Le Dieu Oiseau – Aurélie Wellenstein

Résumé : Une île. Dix clans. Tous les dix ans, une compétition détermine quel clan va dominer l’île pour la décennie à venir. Les perdants subiront la tradition du « banquet » : une journée d’orgie où les vainqueurs peuvent réduire en esclavage, tuer, violer, et même dévorer leurs adversaires.
Il y a dix ans, Faolan, fils du chef de clan déchu, a assisté au massacre de sa famille. Sauvé par le fils du chef victorieux, Torok, il est depuis lors son esclave et doit subir ses fantaisies perverses. Sa seule perspective d’avenir est de participer à la compétition de « l’homme-oiseau », afin de renverser l’équilibre des pouvoirs en place et de se venger.
Qui du maître ou de l’esclave va remporter la bataille ? Quel enjeu pour les habitants de l’île ? Quel est le prix à payer pour la victoire ?

 

Edition : Scrinéo

 

Mon Avis : J’ai découvert Aurélie Wellenstein il y a quelques années maintenant principalement avec son roman Le Roi des Fauves, qui m’avait offert un très bon moment de lecture à travers un récit âpre, sombre, efficace et bien porté par des personnages humains et intéressants (ma chronique ici). Depuis, que ce soit avec Les Loups Chantants (chronique ) ou La Mort du Temps (chronique ici), l’autrice a toujours réussi à offrir des récits captivants, plus ou moins percutants et entraînants. C’est donc tout à fait logique que je me sois rapidement laissé tenter par sa dernière publication : Le Dieu Oiseau. A noter la couverture, illustrée par Aurélien Police, que je trouve magnifique et qui reprend clairement l’essence du récit.

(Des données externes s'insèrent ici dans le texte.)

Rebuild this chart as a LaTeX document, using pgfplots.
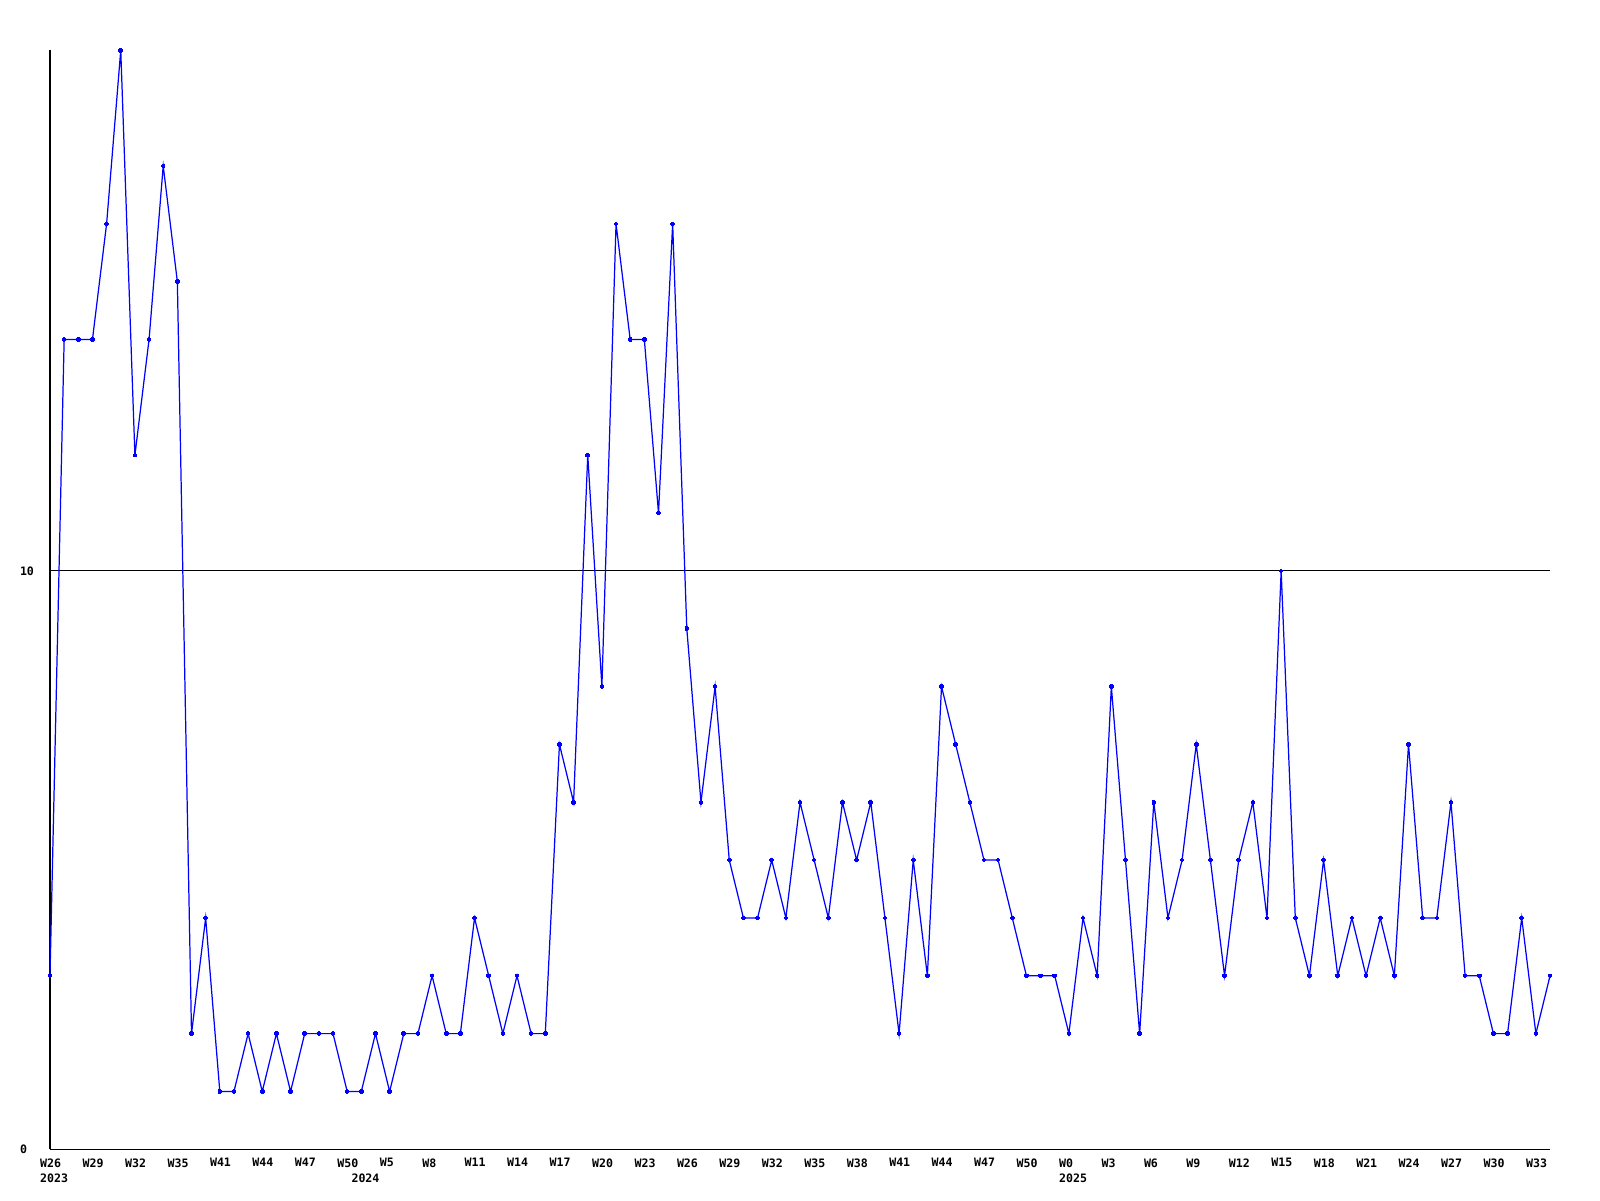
\documentclass[border=0pt]{standalone}
\usepackage{pgfplots}
\pgfplotsset{compat=1.18}
\usepackage{fontspec}
\setmonofont{DejaVu Sans Mono}
\newcommand{\lab}{\ttfamily\bfseries\fontsize{3.3}{3.3}\selectfont}
\begin{document}
\begin{tikzpicture}
\begin{axis}[
  scale only axis,
  width=15cm, height=10.99cm,
  xmin=0, xmax=106, ymin=0, ymax=19,
  axis x line=bottom, axis y line=left,
  axis line style={-, black, line width=0.3pt},
  clip=false,
  major tick length=0pt,
  xtick={0,3,...,105},
  xticklabels={W26,W29,W32,W35,W41,W44,W47,W50,W5,W8,W11,W14,W17,W20,W23,W26,W29,W32,W35,W38,W41,W44,W47,W50,W0,W3,W6,W9,W12,W15,W18,W21,W24,W27,W30,W33},
  xticklabel style={font=\lab, anchor=north west, inner sep=0pt, xshift=-0.105cm, yshift=-0.085cm},
  ytick={0,10},
  yticklabels={0,10},
  yticklabel style={font=\lab, anchor=west, inner sep=0pt, xshift=-0.307cm},
  ymajorgrids, grid style={black, line width=0.3pt},
]
\addplot[blue, line width=0.35pt, mark=+, mark size=0.65pt, mark options={line width=0.75pt}] coordinates {
(0,3)(1,14)(2,14)(3,14)(4,16)(5,19)(6,12)(7,14)(8,17)(9,15)
(10,2)(11,4)(12,1)(13,1)(14,2)(15,1)(16,2)(17,1)(18,2)(19,2)
(20,2)(21,1)(22,1)(23,2)(24,1)(25,2)(26,2)(27,3)(28,2)(29,2)
(30,4)(31,3)(32,2)(33,3)(34,2)(35,2)(36,7)(37,6)(38,12)(39,8)
(40,16)(41,14)(42,14)(43,11)(44,16)(45,9)(46,6)(47,8)(48,5)(49,4)
(50,4)(51,5)(52,4)(53,6)(54,5)(55,4)(56,6)(57,5)(58,6)(59,4)
(60,2)(61,5)(62,3)(63,8)(64,7)(65,6)(66,5)(67,5)(68,4)(69,3)
(70,3)(71,3)(72,2)(73,4)(74,3)(75,8)(76,5)(77,2)(78,6)(79,4)
(80,5)(81,7)(82,5)(83,3)(84,5)(85,6)(86,4)(87,10)(88,4)(89,3)
(90,5)(91,3)(92,4)(93,3)(94,4)(95,3)(96,7)(97,4)(98,4)(99,6)
(100,3)(101,3)(102,2)(103,2)(104,4)(105,2)(106,3)
};
\node[font=\lab, anchor=north west, inner sep=0pt, xshift=-0.105cm, yshift=-0.235cm] at (axis cs:0,0) {2023};
\node[font=\lab, anchor=north west, inner sep=0pt, xshift=-0.105cm, yshift=-0.235cm] at (axis cs:22,0) {2024};
\node[font=\lab, anchor=north west, inner sep=0pt, xshift=-0.105cm, yshift=-0.235cm] at (axis cs:72,0) {2025};
\end{axis}
\pgfresetboundingbox
\useasboundingbox (-0.5cm,-0.507cm) rectangle (15.5cm,11.493cm);
\end{tikzpicture}
\end{document}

Ce livre nous fait ainsi suivre Faolan, fils du chef d’un clan, qui a vu il y a 10 ans un clan ennemi gagner la compétition, ce qui leur offre un ascendant sans aucune limite sur les autres clans. Il a ainsi vu sa famille être massacrée et être sauvé par Torok, le fils du chef de clan vainqueur, qui a décidé d’en faire son esclave. Dix années de souffrances, de violences, … qui vont s’arrêter, car le nouveau concours approche et il a décidé d’y participer pour espérer se venger. Soit il gagnera, soit il mourra. Alors, autant le dire tout de suite, l’autrice qui a toujours pas mal oscillé vers de la Dark Fantasy va encore une fois nous proposer un récit très sombre, très violent, voir même plus que ce qu’elle a déjà proposé dans ces autres écrits. Ce n’est en rien une critique, car finalement je n’ai jamais eu l’impression ici que ce côté sanglant, sombre, soit gratuit, simplement pour le plaisir. Il y a ainsi une certaine logique dans ce côté dérangeant, que ce soit aussi bien à travers l’univers qui est construit tout du long, que dans, finalement, la caractérisation des personnages. Maintenant, oui, cela pourra peut-être en déranger certains surtout que c’est parfois très visuel. Pour ma part, une fois la dernière page tournée, j’ai passé un très bon moment de lecture qui, certes, repose finalement sur une intrigue assez simple dans les grandes lignes, mais qui s’avère rapidement prenante et incisive, qui donne vraiment envie d’en apprendre plus. On monte clairement en tension au fil des pages et à travers des rebondissements énergiques et prenants.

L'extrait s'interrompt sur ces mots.